German compact equipment manufacturer Wacker Neuson took a significant hit from the Covid-19 pandemic in the first quarter of 2020, and expects worse to come.

The group’s revenues fell by 5.6% to €410.8 million, compared to the equivalent quarter in the previous year, and profits slipped by 71% to €5.9 million.

Wacker neuson group hqm munich

Martin Lehner, CEO of Wacker Neuson, said, “Following a successful start to 2020, business contracted sharply towards the end of the first quarter as a result of the coronavirus pandemic.

“Widespread uncertainty is negatively impacting investment activity among our customers and existing orders are being postponed to an extent.”

Large drops in activity in the Americas and Asia-Pacific were partly offset by an overall increase in the volume of business in Europe in the first quarter.

A 27% decline in revenues in the Americas, to €76.9 million, was attributed to a decline in dealer investment activity and postponement of orders by key accounts, including rental companies.

Asia-Pacific revenues dropped by 44% to €7.5 million. The company’s Chinese production plant was brought to a standstill for several weeks, due to the Covid-19 outbreak, but gradually came back on stream in March and has now almost fully resumed manufacturing activities.

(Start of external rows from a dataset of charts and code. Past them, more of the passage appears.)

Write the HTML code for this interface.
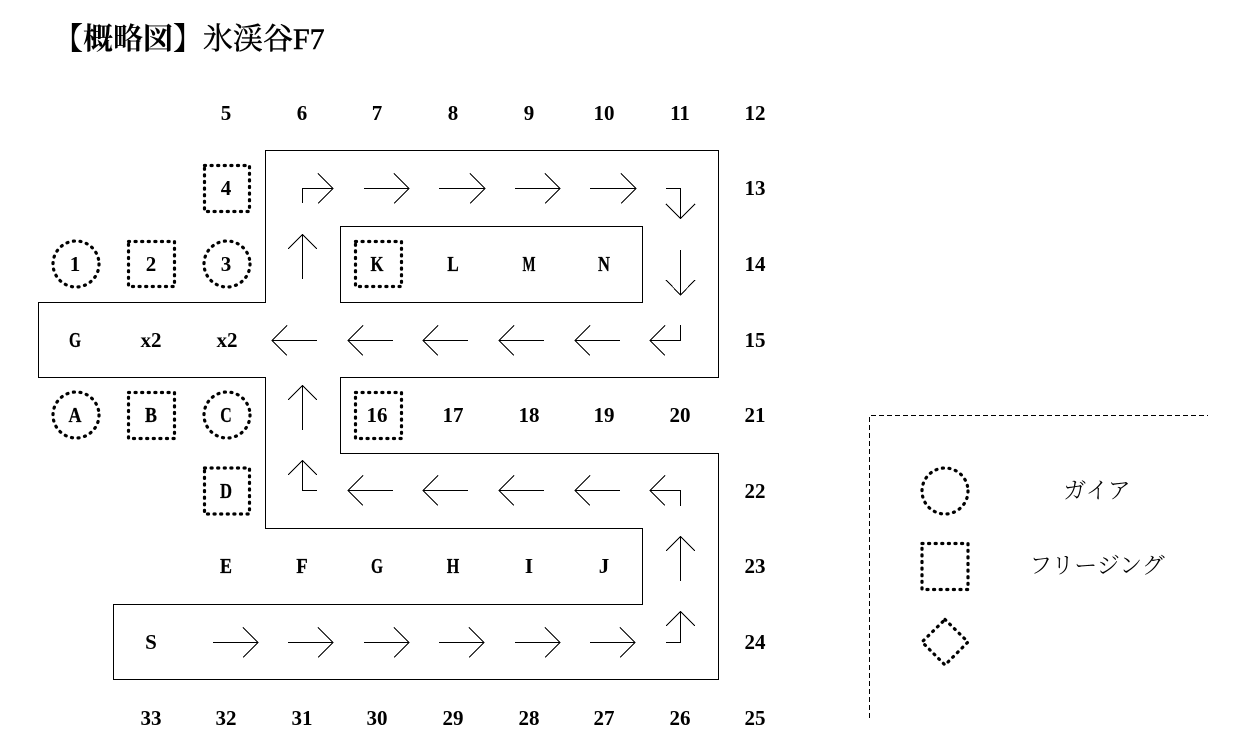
<!DOCTYPE html>
<html><head><meta charset="utf-8">
<style>
html,body{margin:0;padding:0;background:#fff;width:1247px;height:755px;overflow:hidden}
svg{display:block}
.t{font-family:"Liberation Serif","Noto Serif CJK JP",serif;font-weight:bold;font-size:21px;text-anchor:middle;fill:#000}
.n{stroke:#000;stroke-width:0.25}
.b{fill:none;stroke:#000;stroke-width:1;shape-rendering:crispEdges}
.a{fill:none;stroke:#000;stroke-width:1;shape-rendering:crispEdges}
.d{fill:none;stroke:#000;stroke-width:3.2;stroke-dasharray:1 5.6;stroke-linecap:round}
.l{font-family:"Noto Serif CJK JP","Liberation Serif",serif;font-size:23px;text-anchor:middle;fill:#000;font-weight:300}
</style></head><body>
<svg width="1247" height="755" viewBox="0 0 1247 755" xmlns="http://www.w3.org/2000/svg">
<text x="53" y="49" font-family="'Liberation Serif','Noto Serif CJK JP',serif" font-size="30" font-weight="bold">【概略図】</text>
<text x="203" y="49" font-family="'Liberation Serif','Noto Serif CJK JP',serif" font-size="30" stroke="#000" stroke-width="0.5">氷渓谷F7</text>

<path class="b" d="M265.500 150.500H718.500V377.500H340.500V453.500H718.500V679.500H113.500V604.500H642.500V528.500H265.500V377.500H38.500V302.500H265.500Z"/>
<path class="b" d="M340.500 226.500H642.500V302.500H340.500Z"/>

<path class="a" d="M302.500 203V188.500H333M318 173.500L333 188.500L318 203.500"/>
<path class="a" d="M364 188.500H409M394 173.500L409 188.500L394 203.500"/>
<path class="a" d="M439 188.500H484M470 173.500L485 188.500L470 203.500"/>
<path class="a" d="M515 188.500H560M545 173.500L560 188.500L545 203.500"/>
<path class="a" d="M590 188.500H635M621 173.500L636 188.500L621 203.500"/>
<path class="a" d="M666 188.500H680.500V218M666 204L680.500 218.500L695 204"/>
<path class="a" d="M680.500 250V295M666 280L680.500 295L695 280"/>
<path class="a" d="M680.500 325V340.500H650M665 325.500L650 340.500L665 355.500"/>
<path class="a" d="M317 340.500H272M287 325.500L272 340.500L287 355.500"/>
<path class="a" d="M393 340.500H348M363 325.500L348 340.500L363 355.500"/>
<path class="a" d="M468 340.500H423M438 325.500L423 340.500L438 355.500"/>
<path class="a" d="M544 340.500H499M514 325.500L499 340.500L514 355.500"/>
<path class="a" d="M620 340.500H575M590 325.500L575 340.500L590 355.500"/>
<path class="a" d="M302.500 279V234M288 249L302.500 234.500L317 249"/>
<path class="a" d="M302.500 430V385M288 400L302.500 385.500L317 400"/>
<path class="a" d="M317 490.500H302.500V460M288 475L302.500 460.500L317 475"/>
<path class="a" d="M393 490.500H348M363 475.500L348 490.500L363 505.500"/>
<path class="a" d="M468 490.500H423M438 475.500L423 490.500L438 505.500"/>
<path class="a" d="M544 490.500H499M514 475.500L499 490.500L514 505.500"/>
<path class="a" d="M620 490.500H575M590 475.500L575 490.500L590 505.500"/>
<path class="a" d="M680.500 506V490.500H650M665 475.500L650 490.500L665 505.500"/>
<path class="a" d="M680.500 581V536M666 551L680.500 536.500L695 551"/>
<path class="a" d="M666 642.500H680.500V611M666 626L680.500 611.500L695 626"/>
<path class="a" d="M213 642.500H258M243 627.500L258 642.500L243 657.500"/>
<path class="a" d="M288 642.500H333M318 627.500L333 642.500L318 657.500"/>
<path class="a" d="M364 642.500H409M394 627.500L409 642.500L394 657.500"/>
<path class="a" d="M439 642.500H484M469 627.500L484 642.500L469 657.500"/>
<path class="a" d="M515 642.500H560M545 627.500L560 642.500L545 657.500"/>
<path class="a" d="M590 642.500H635M620 627.500L635 642.500L620 657.500"/>

<rect class="d" x="204.500" y="165.500" width="45" height="46"/>
<circle class="d" cx="76" cy="264" r="23"/>
<rect class="d" x="128.500" y="241.500" width="46" height="45"/>
<circle class="d" cx="227" cy="264" r="23"/>
<rect class="d" x="355.500" y="241.500" width="46" height="45"/>
<circle class="d" cx="76" cy="415" r="23"/>
<rect class="d" x="128.500" y="392.500" width="46" height="46"/>
<circle class="d" cx="227" cy="415" r="23"/>
<rect class="d" x="355.500" y="392.500" width="46" height="46"/>
<rect class="d" x="204.500" y="468" width="45" height="46"/>

<circle class="d" cx="945" cy="491" r="23"/>
<rect class="d" x="922" y="543.500" width="46" height="46"/>
<path class="d" d="M945 619.500L968 642L945 665L922 642Z"/>
<path d="M869.500 718V415.500H1208" fill="none" stroke="#000" stroke-width="1" stroke-dasharray="5 3" shape-rendering="crispEdges"/>
<text class="l" x="1097" y="498">ガイア</text>
<text class="l" x="1097" y="573">フリージング</text>

<g>
<text class="t" x="226" y="120">5</text><text class="t" x="302" y="120">6</text><text class="t" x="377" y="120">7</text><text class="t" x="453" y="120">8</text><text class="t" x="529" y="120">9</text><text class="t" x="604" y="120">10</text><text class="t" x="680" y="120">11</text><text class="t" x="755" y="120">12</text>
<text class="t" x="226" y="195">4</text><text class="t" x="755" y="195">13</text>
<text class="t" x="75" y="271">1</text><text class="t" x="151" y="271">2</text><text class="t" x="226" y="271">3</text><text class="t n" x="377" y="271" textLength="13" lengthAdjust="spacingAndGlyphs">K</text><text class="t n" x="453" y="271" textLength="11.500" lengthAdjust="spacingAndGlyphs">L</text><text class="t n" x="529" y="271" textLength="13" lengthAdjust="spacingAndGlyphs">M</text><text class="t n" x="604" y="271" textLength="12" lengthAdjust="spacingAndGlyphs">N</text><text class="t" x="755" y="271">14</text>
<text class="t n" x="75" y="347" textLength="12" lengthAdjust="spacingAndGlyphs">G</text><text class="t" x="151" y="347">x2</text><text class="t" x="227" y="347">x2</text><text class="t" x="755" y="347">15</text>
<text class="t n" x="75" y="422" textLength="13" lengthAdjust="spacingAndGlyphs">A</text><text class="t n" x="151" y="422" textLength="12" lengthAdjust="spacingAndGlyphs">B</text><text class="t n" x="226" y="422" textLength="11.500" lengthAdjust="spacingAndGlyphs">C</text><text class="t" x="377" y="422">16</text><text class="t" x="453" y="422">17</text><text class="t" x="529" y="422">18</text><text class="t" x="604" y="422">19</text><text class="t" x="680" y="422">20</text><text class="t" x="755" y="422">21</text>
<text class="t n" x="226" y="498" textLength="12" lengthAdjust="spacingAndGlyphs">D</text><text class="t" x="755" y="498">22</text>
<text class="t n" x="226" y="573" textLength="12" lengthAdjust="spacingAndGlyphs">E</text><text class="t n" x="302" y="573" textLength="11.500" lengthAdjust="spacingAndGlyphs">F</text><text class="t n" x="377" y="573" textLength="12" lengthAdjust="spacingAndGlyphs">G</text><text class="t n" x="453" y="573" textLength="12.500" lengthAdjust="spacingAndGlyphs">H</text><text class="t" x="529" y="573">I</text><text class="t" x="604" y="573">J</text><text class="t" x="755" y="573">23</text>
<text class="t" x="151" y="649">S</text><text class="t" x="755" y="649">24</text>
<text class="t" x="151" y="725">33</text><text class="t" x="226" y="725">32</text><text class="t" x="302" y="725">31</text><text class="t" x="377" y="725">30</text><text class="t" x="453" y="725">29</text><text class="t" x="529" y="725">28</text><text class="t" x="604" y="725">27</text><text class="t" x="680" y="725">26</text><text class="t" x="755" y="725">25</text>
</g>
</svg>
</body></html>
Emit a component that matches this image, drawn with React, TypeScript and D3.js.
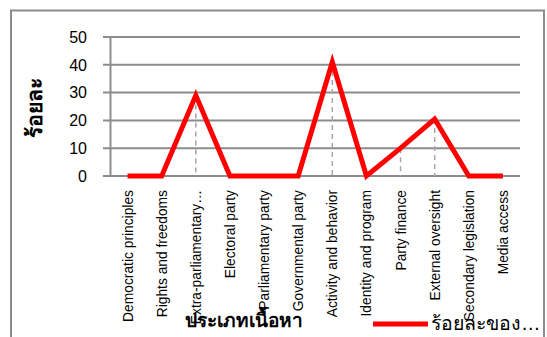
import React from "react";
import * as d3 from "d3";

const categories = [
  "Democratic principles",
  "Rights and freedoms",
  "Extra-parliamentary…",
  "Electoral party",
  "Parliamentary party",
  "Governmental party",
  "Activity and behavior",
  "Identity and program",
  "Party finance",
  "External oversight",
  "Secondary legislation",
  "Media access",
];
const values = [0, 0, 29, 0, 0, 0, 41, 0, 10, 20.5, 0, 0];
const yTicks = [0, 10, 20, 30, 40, 50];
const yTitle = "ร้อยละ";
const xTitle = "ประเภทเนื้อหา";
const legendLabel = "ร้อยละของ…";

const W = 547;
const H = 337;
const FONT = "'Liberation Sans', Arial, sans-serif";

export default function App() {
  const left = 110.5;
  const right = 520;
  const top = 37;
  const bottom = 176;
  const x = d3.scaleBand<string>().domain(categories).range([left, right]);
  const y = d3.scaleLinear().domain([0, 50]).range([bottom, top]);
  const cx = (c: string) => (x(c) as number) + x.bandwidth() / 2;
  const pts = categories.map((c, i) => ({ c, v: values[i] }));
  const line = d3
    .line<{ c: string; v: number }>()
    .x((d) => cx(d.c))
    .y((d) => y(d.v));

  return (
    <svg
      width={W}
      height={H}
      style={{ position: "absolute", left: 0, top: 0, background: "#fff" }}
    >
      <rect x={11} y={10.5} width={533} height={340} fill="#fff" stroke="#8c8c8c" strokeWidth={2} />
      {yTicks.map((t) => (
        <g key={t}>
          <line x1={103} x2={right} y1={y(t)} y2={y(t)} stroke="#8c8c8c" strokeWidth={2} />
          <text
            x={87}
            y={y(t)}
            dy="0.36em"
            textAnchor="end"
            fontFamily={FONT}
            fontSize={16}
            fill="#000"
          >
            {t}
          </text>
        </g>
      ))}
      <line x1={left} x2={left} y1={top} y2={bottom} stroke="#8c8c8c" strokeWidth={2} />
      {pts
        .filter((d) => d.v > 0)
        .map((d) => (
          <line
            key={d.c}
            x1={cx(d.c)}
            x2={cx(d.c)}
            y1={y(d.v)}
            y2={bottom}
            stroke="#a6a6a6"
            strokeWidth={1.5}
            strokeDasharray="5,4"
          />
        ))}
      <path
        d={line(pts) as string}
        fill="none"
        stroke="#ff0000"
        strokeWidth={5}
        strokeLinejoin="miter"
        strokeLinecap="butt"
      />
      {categories.map((c) => (
        <text
          key={c}
          transform={`translate(${cx(c) + 5},190) rotate(-90)`}
          textAnchor="end"
          fontFamily={FONT}
          fontSize={13.8}
          fill="#000"
        >
          {c}
        </text>
      ))}
      <text
        transform={`translate(42,${(top + bottom) / 2 + 1}) rotate(-90)`}
        textAnchor="middle"
        fontFamily={FONT}
        fontSize={21}
        fontWeight="bold"
        fill="#000"
      >
        {yTitle}
      </text>
      <text
        x={244}
        y={327}
        textAnchor="middle"
        fontFamily={FONT}
        fontSize={19}
        fontWeight="bold"
        fill="#000"
      >
        {xTitle}
      </text>
      <line x1={373} x2={428} y1={324} y2={324} stroke="#ff0000" strokeWidth={5} />
      <text x={431} y={330} fontFamily={FONT} fontSize={19.5} fill="#000">
        {legendLabel}
      </text>
    </svg>
  );
}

Meanwhile, a small but welcome increase by 3.1% in European revenues to €326.4 million was primarily fuelled by demand for compact equipment for the agricultural market, which was still strong at the start of the year. Wacker Neuson also highlighted strong demand for its new Dual View dumper.

Within Europe, overall positive trends in the DACH region (Germany, Austria and Switzerland), driven in part by flexible rental and sales solutions through direct sales channels, provided sufficient momentum to compensate for the significant downturn in revenue seen in Southern Europe and countries such as Poland, France and the UK.

The EBIT (earnings before interest and taxes) margin fell by just 0.1% to 7% due to strict cost control measures. The company also benefitted from higher productivity levels at its production plants relative to the previous year.

However, these positive effects were countered by the first expenses under the group’s programme to cut costs and increase efficiency, announced in January.

In response to the Covid-19 pandemic, the group has cut back sharply on production programmes and brought forward vacation-related shutdowns at several production plants, which were originally planned for the summer.

Wacker neuson group martin lehner

Martin Lehner, CEO of Wacker Neuson

Given the difficulty of predicting how the crisis will develop going forwards, Wacker Neuson has withdrawn its guidance for the full year.

Lehner said, “It is currently not feasible to foresee how the pandemic will affect customer demand moving forward, the robustness of global supply chains or our group’s production output.

“Looking ahead to the coming months, however, we expect the economic effects to have a much bigger impact on our business than in the first quarter.”

In April, the volume of business was said to be significantly below the prior-year level, with revenue and order intake revealing clear double-digit losses.

Due to the suppressed level of demand, Wacker Neuson has adopted various short-time work models for staff and implemented initiatives to cut costs and secure liquidity. These include the re-evaluation of all planned investments.